Ultimately, the team opted to vacate Cell 1, leaving traces of the prison’s little-known artistic history accessible to visitors and researchers. Next door, an Eastern State Penitentiary press release notes, workers patched up the aging cell’s walls, lime-washed them to align with a period-appropriate color scheme, and installed a mixture of furniture—items both previously exhibited and newly acquired.

Despite reports to the contrary, prison administrators claimed that their most high-profile prisoner received no special treatment. “This man, called a gangster, comes here to me as just another prisoner,” Warden Herbert Smith told reporters shortly after Capone’s arrival. Closer to the end of the mob boss’ sentence, Smith maintained his stance, saying, “Nobody is shown any favoritism, millionaire or pauper. Capone worked hard and observed every rule, and earned his two months off for good behavior.”
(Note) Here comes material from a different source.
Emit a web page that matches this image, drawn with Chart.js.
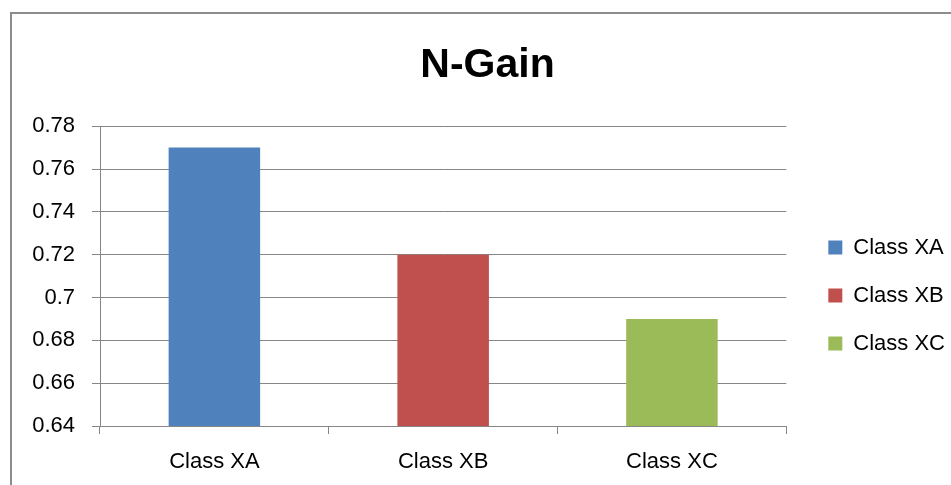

Capone was released from Eastern State on March 17, 1930. Toward the end of the following year, he was found guilty of tax evasion and sentenced to 11 years in prison. Serving out seven years, six months and 15 days of this sentence at both the Atlanta federal penitentiary and Alcatraz, the gangster—reduced to the mentality of a 12-year-old by severe syphilis—retired to his Florida estate, where he died on January 25, 1947.